# So, I'm gonna replay all the Animal Crossing games...



## Tyeforce (Jul 17, 2011)

What the title says. I'm going to replay (or play thoroughly for the first time, in the case of the Japanese games, and finish playing, in City Folk's case) all the Animal Crossing games. Problem is, I don't know where to start, lol. So which game does TBT think I should start first?


----------



## Niya (Jul 17, 2011)

I think you should play the one for N64. It's the oldest system, so I don't know, maybe it would be kind of like you're evolving through each version.


----------



## Jake (Jul 17, 2011)

from first released to last released.


----------



## Tyeforce (Jul 17, 2011)

Kylie said:


> I think you should play the one for N64. It's the oldest system, so I don't know, maybe it would be kind of like you're evolving through each version.





Bidoof said:


> from first released to last released.


This is what I kinda thought I should do, but I dunno. I guess it makes the most sense. =p


----------



## Jake (Jul 17, 2011)

THEN DO IT!!!


----------



## Tyeforce (Jul 17, 2011)

Bidoof said:


> THEN DO IT!!!


But I want to play Dōbutsu no Mori e+ more than any of them!! XD And I really want to finish playing City Folk. Still need to Wi-Fi with an active European player so I can get the Golden furniture.


----------



## SodaDog (Jul 17, 2011)

I can help! i'm european! ill give you golden stuff!


----------



## Tyeforce (Jul 17, 2011)

ToontownLeroy said:


> I can help! i'm european! ill give you golden stuff!

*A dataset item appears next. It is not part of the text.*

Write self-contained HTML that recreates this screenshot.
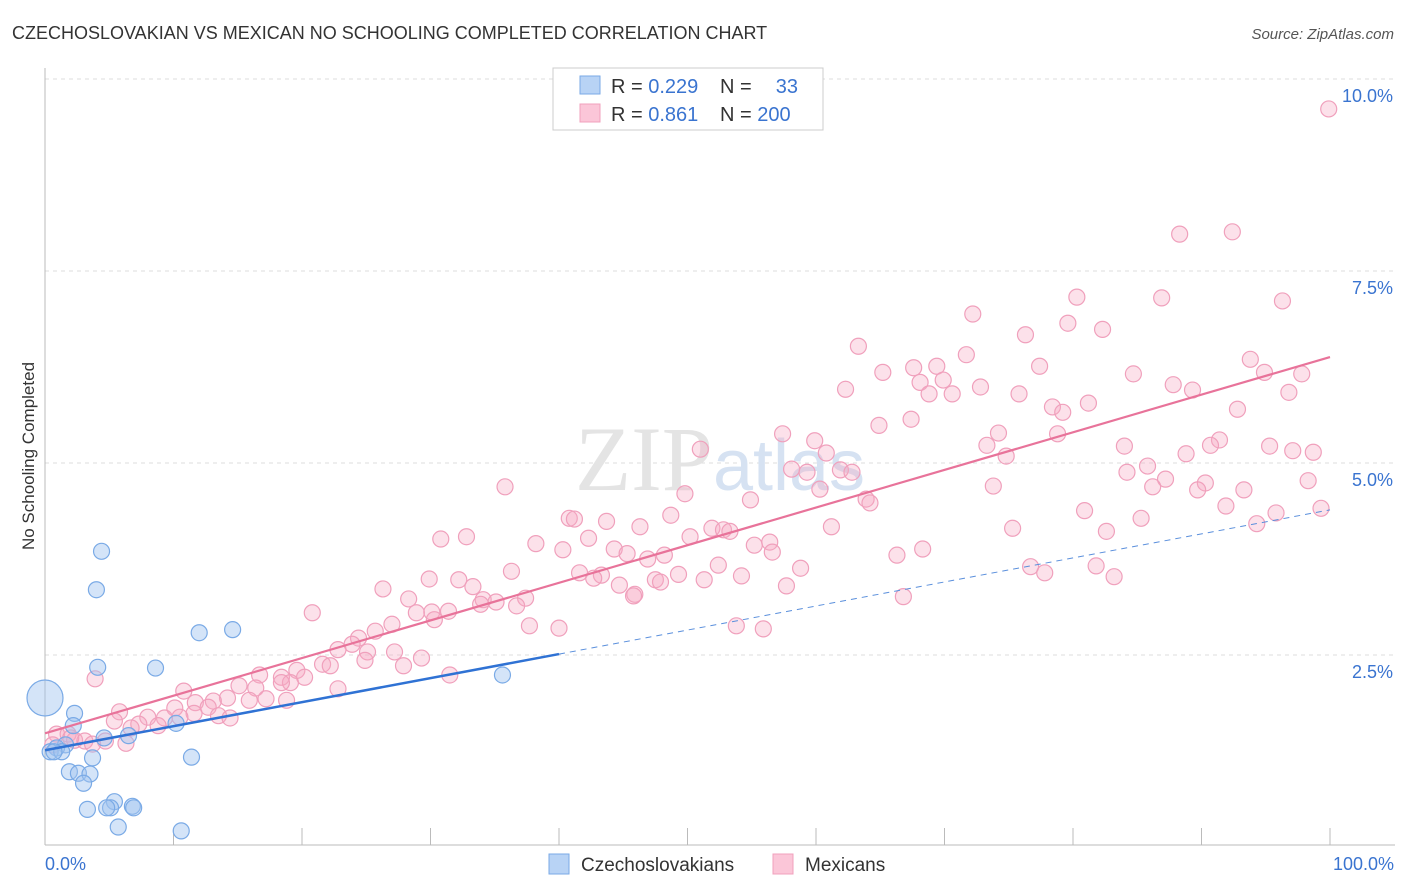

Okay, cool! I haven't started playing again yet, though. I don't know when I'll start, but I'll let you know.

Oh, and I have you registered on my 3DS, by the way. Don't know if you knew or not, 'cause you haven't registered me back yet.


----------



## SodaDog (Jul 17, 2011)

i just did. i know your fave title is legend of zelda 3ds.


----------



## twinkinator (Jul 17, 2011)

When you start playing ACCF again, I would love to wifi with you sometime. I don't know what game came out first, but start with that.


----------



## Jake (Jul 17, 2011)

Why did you start with City Folk? Are you playing them backwards?


----------



## Tyeforce (Jul 18, 2011)

Bidoof said:


> Why did you start with City Folk? Are you playing them backwards?


Because it's the only one I don't have to start from the beginning on. XD I'm too lazy to start from scratch right now. =p I'll just play City Folk for a bit before getting into the older games.


----------



## Jake (Jul 18, 2011)

Good, 'cause I has fun today


----------



## Psychonaut (Jul 18, 2011)

wild world


----------



## KlopiTackle (Jul 18, 2011)

wild world.
Also I would like to wifi in city folk in the future.


----------



## SodaDog (Jul 18, 2011)

Wait... If Dobutsu no mori is in Japanese, will you be able to understand it?


----------



## Fillfall (Jul 18, 2011)

It's not so hard to complete games without understanding the text, but in Animal Crossing everything is pretty much about talking, so I'm kinda wondering about that to.


----------



## .IE. (Jul 18, 2011)

In order of release, I'd say.


----------



## Fillfall (Jul 18, 2011)

Play them backwards as I did with the Sly series.


----------



## Tyeforce (Jul 18, 2011)

ToontownLeroy said:


> Wait... If Dobutsu no mori is in Japanese, will you be able to understand it?


Kinda... I hope, at least, lol. I know quite a bit of Japanese, since I've taken Japanese classes, but I'm still not completely fluent. I'll probably at least be able to get a general idea of what most of the text is saying. XD


----------



## Fillfall (Jul 18, 2011)

Might be able to wifi with you later if I get back in to Animal Crossing.


----------